I recently had to leave a large university hospital because of the lack of work ethic.  I worked day shift so all of us were dedicated blood bankers.  I've only been in the field for 5 years and loved the challenge I found in the BB, but I couldn't put up with the negligence anymore.  Issues that were reported to management and HR multiple times were completely ignored and a coworker who spent most of every day on personal phone calls was promoted.  I've seen this same person blatantly decide they don't want to perform an antibody ID (and discuss it with the manager) so they skip it.  Even though it met all of the rules to running a new ID.  So frustrating.  Anyways, I left the lab and am pretty sad about it.  I just couldn't sit around watching the quality go down the drain anymore.  I didn't feel comfortable working in a place that I wouldn't want my own lab work performed.  

 

Good Luck to all of you!  I hope you don't get as discouraged as I did.

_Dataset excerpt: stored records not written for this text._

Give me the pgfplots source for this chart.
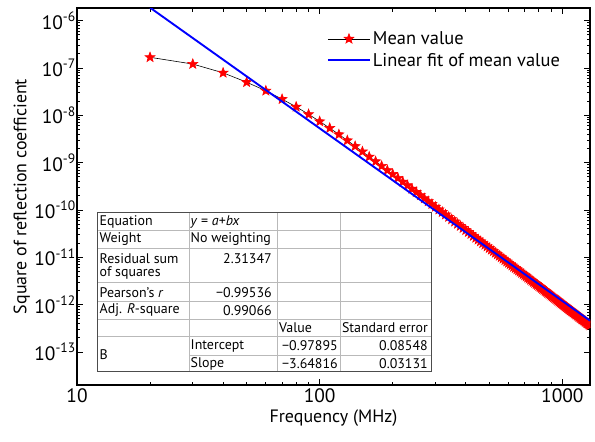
\documentclass[border=0pt]{standalone}
\usepackage{fontspec}
\setmainfont{PT Sans}
\usepackage{pgfplots}
\usepackage{pgfplotstable}
\pgfplotsset{compat=1.18}

\pgfdeclareplotmark{fstar}{%
  \pgfpathmoveto{\pgfqpointpolar{90}{\pgfplotmarksize}}%
  \pgfpathlineto{\pgfqpointpolar{126}{0.42\pgfplotmarksize}}%
  \pgfpathlineto{\pgfqpointpolar{162}{\pgfplotmarksize}}%
  \pgfpathlineto{\pgfqpointpolar{198}{0.42\pgfplotmarksize}}%
  \pgfpathlineto{\pgfqpointpolar{234}{\pgfplotmarksize}}%
  \pgfpathlineto{\pgfqpointpolar{270}{0.42\pgfplotmarksize}}%
  \pgfpathlineto{\pgfqpointpolar{306}{\pgfplotmarksize}}%
  \pgfpathlineto{\pgfqpointpolar{342}{0.42\pgfplotmarksize}}%
  \pgfpathlineto{\pgfqpointpolar{18}{\pgfplotmarksize}}%
  \pgfpathlineto{\pgfqpointpolar{54}{0.42\pgfplotmarksize}}%
  \pgfpathclose
  \pgfusepathqfillstroke}

\pgfplotstableread{
f y
20 1.68e-7
30 1.21e-7
40 7.9e-8
50 5.0e-8
60 3.3e-8
70 2.19e-8
80 1.51e-8
90 1.05e-8
100 7.41e-9
110 5.36e-9
120 3.94e-9
130 2.94e-9
140 2.22e-9
150 1.71e-9
160 1.33e-9
170 1.06e-9
180 8.48e-10
190 6.89e-10
200 5.71e-10
210 4.71e-10
220 3.93e-10
230 3.30e-10
240 2.79e-10
250 2.37e-10
260 2.04e-10
270 1.75e-10
280 1.52e-10
290 1.33e-10
300 1.16e-10
310 1.02e-10
320 9.00e-11
330 7.97e-11
340 7.09e-11
350 6.33e-11
360 5.66e-11
370 5.08e-11
380 4.58e-11
390 4.13e-11
400 3.74e-11
410 3.40e-11
420 3.09e-11
430 2.82e-11
440 2.57e-11
450 2.36e-11
460 2.16e-11
470 1.985e-11
480 1.83e-11
490 1.69e-11
500 1.56e-11
510 1.44e-11
520 1.34e-11
530 1.24e-11
540 1.15e-11
550 1.07e-11
560 9.97e-12
570 9.30e-12
580 8.68e-12
590 8.12e-12
600 7.60e-12
610 7.12e-12
620 6.68e-12
630 6.27e-12
640 5.90e-12
650 5.55e-12
660 5.23e-12
670 4.93e-12
680 4.65e-12
690 4.39e-12
700 4.15e-12
710 3.92e-12
720 3.71e-12
730 3.52e-12
740 3.33e-12
750 3.16e-12
760 3.00e-12
770 2.85e-12
780 2.71e-12
790 2.58e-12
800 2.45e-12
810 2.34e-12
820 2.23e-12
830 2.12e-12
840 2.03e-12
850 1.93e-12
860 1.85e-12
870 1.76e-12
880 1.69e-12
890 1.61e-12
900 1.54e-12
910 1.48e-12
920 1.42e-12
930 1.36e-12
940 1.30e-12
950 1.25e-12
960 1.20e-12
970 1.15e-12
980 1.10e-12
990 1.06e-12
1000 1.02e-12
1010 9.81e-13
1020 9.44e-13
1030 9.08e-13
1040 8.75e-13
1050 8.42e-13
1060 8.11e-13
1070 7.82e-13
1080 7.54e-13
1090 7.27e-13
1100 7.02e-13
1110 6.77e-13
1120 6.54e-13
1130 6.31e-13
1140 6.10e-13
1150 5.89e-13
1160 5.69e-13
1170 5.50e-13
1180 5.32e-13
1190 5.15e-13
1200 4.98e-13
1210 4.82e-13
1220 4.67e-13
1230 4.52e-13
1240 4.38e-13
1250 4.24e-13
1260 4.11e-13
1270 3.99e-13
1280 3.87e-13
1290 3.75e-13
1300 3.64e-13
}\meandata

\pgfplotstableread{
f y
20 1.882e-6
1300 4.58e-13
}\fitdata

\begin{document}
\begin{tikzpicture}
\begin{axis}[
  name=ax,
  xmode=log, ymode=log,
  scale only axis, width=513bp, height=377bp,
  xmin=10, xmax=1300, ymin=2e-14, ymax=1.85e-6,
  clip marker paths=true,
  xtick={10,100,1000}, xticklabels={10,100,1000},
  ytick={1e-13,1e-12,1e-11,1e-10,1e-9,1e-8,1e-7,1e-6},
  yticklabels={10\textsuperscript{-13},10\textsuperscript{-12},10\textsuperscript{-11},10\textsuperscript{-10},10\textsuperscript{-9},10\textsuperscript{-8},10\textsuperscript{-7},10\textsuperscript{-6}},
  tick label style={font=\fontsize{19.5}{22}\selectfont},
  yticklabel style={inner sep=1bp},
  label style={font=\fontsize{18}{20}\selectfont},
  xlabel={Frequency (MHz)},
  ylabel={Square of reflection coefficient},
  axis line style={line width=1.1bp},
  major tick length=6bp, minor tick length=3.5bp,
  every tick/.style={black, line width=0.8bp},
  legend style={draw=none, fill=none, at={(0.487,0.943)}, anchor=north west,
    font=\fontsize{18.5}{21}\selectfont, row sep=3bp, inner sep=0pt},
  legend cell align=left,
  legend image code/.code={\draw[mark repeat=2,mark phase=2,#1] plot coordinates {(0bp,0bp) (21bp,0bp) (42bp,0bp)};},
]
\addplot[black, line width=0.6bp, mark=fstar, mark size=5.2bp,
  mark options={solid, fill=red, draw=red}] table[x=f, y=y] {\meandata};
\addlegendentry{Mean value}
\addplot[blue, line width=1.9bp,
  legend image code/.code={\draw[blue, line width=1.9bp] (0bp,0bp) -- (42bp,0bp);}] table[x=f, y=y] {\fitdata};
\addlegendentry{Linear fit of mean value}
\end{axis}

\begin{scope}[shift={(ax.south west)}, x=1bp, y=1bp, font=\fontsize{14}{16}\selectfont]
\fill[white] (20.6,13) rectangle (354,172.3);
\draw[gray!55, line width=0.6bp]
  (20.6,154.3) -- (354,154.3)
  (20.6,136.7) -- (354,136.7)
  (20.6,102.3) -- (354,102.3)
  (20.6,83.3) -- (354,83.3)
  (20.6,65.7) -- (354,65.7)
  (20.6,48.3) -- (354,48.3)
  (112,30) -- (354,30)
  (112,13) -- (112,172.3)
  (200.5,13) -- (200.5,172.3)
  (263.3,13) -- (263.3,172.3);
\draw[black!70, line width=1bp] (20.6,13) rectangle (354,172.3);
\begin{scope}[every node/.style={inner sep=0pt}]
\node[anchor=west] at (22.5,163.3) {Equation};
\node[anchor=west] at (113.5,163.3) {\textit{y} = \textit{a}+\textit{bx}};
\node[anchor=west] at (22.5,145.5) {Weight};
\node[anchor=west] at (113.5,145.5) {No weighting};
\node[anchor=west] at (22.5,126.5) {Residual sum};
\node[anchor=west] at (22.5,112.3) {of squares};
\node[anchor=east] at (195,126.5) {2.31347};
\node[anchor=west] at (22.5,92.8) {Pearson’s \textit{r}};
\node[anchor=east] at (195,92.8) {−0.99536};
\node[anchor=west] at (22.5,74.5) {Adj. \textit{R}-square};
\node[anchor=east] at (195,74.5) {0.99066};
\node[anchor=west] at (202,57) {Value};
\node[anchor=west] at (264.8,57) {Standard error};
\node[anchor=west] at (22.5,30) {B};
\node[anchor=west] at (113.5,39.2) {Intercept};
\node[anchor=east] at (261,39.2) {−0.97895};
\node[anchor=east] at (351,39.2) {0.08548};
\node[anchor=west] at (113.5,21.5) {Slope};
\node[anchor=east] at (261,21.5) {−3.64816};
\node[anchor=east] at (351,21.5) {0.03131};
\end{scope}
\end{scope}

\pgfresetboundingbox
\path ([shift={(-77bp,-57bp)}]ax.south west) rectangle ([shift={(5bp,8bp)}]ax.north east);
\end{tikzpicture}
\end{document}
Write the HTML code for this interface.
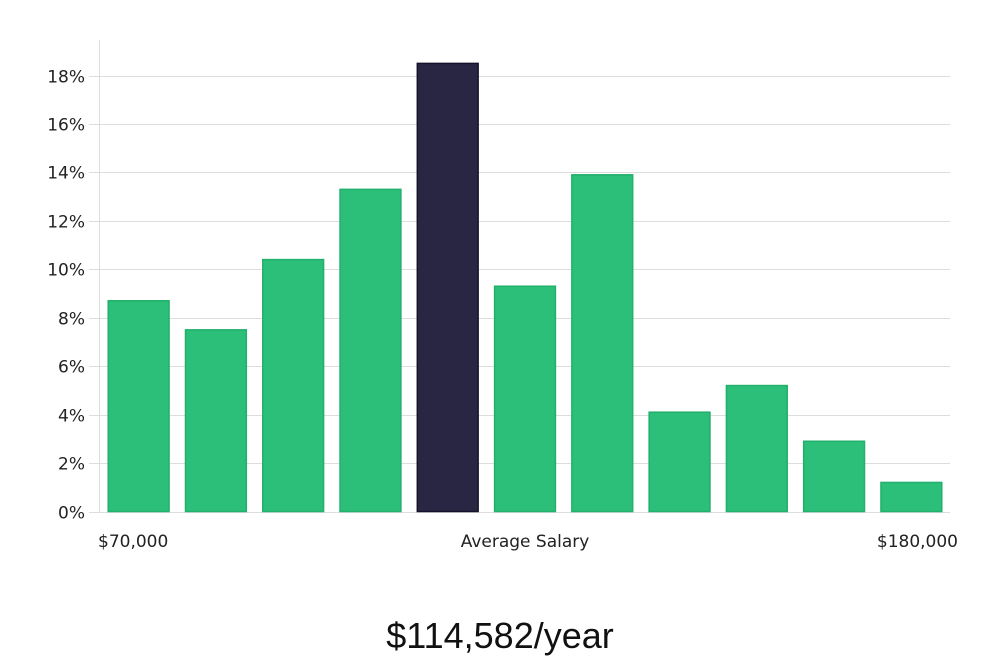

You made me think back on my Peace Corps days in West Africa in the 70s. My job was supposed to be teaching blood bank at a large university hospital - I gave one lecture in one year, and that was pinch-hitting for someone who was sick. I had a couple hours notice to prepare an hour-long lecture - in French! Even within the infrastructural limits of the country hospital, they could have done a much better job, but my racist doctor boss didn't want to hear about it. He just wanted another white guy working the bench. My point is that it's discouraging, frustrating and humbling to knock your head against the wall and realize finally that you cannot change things, as much as they should be changed, and you have the choice of accepting it or walking. I chose to walk, and worked my second year with my wife, a cytotech, and learned (somewhat) diagnostic cytology of body fluids in French, not a particularly useful skill for an American blood banker, but I was much happier there. You chose to walk as well, Cherrilee, and that takes wisdom and courage. I hope you have found another lab with higher standards that you're more comfortable with - I would like to think that that's the norm, not the exception. Shame on the old place for not having anyone to listen to you. By the way, CAP and AABB have anonymous hotlines one can call; I imagine your state dept of health does as well.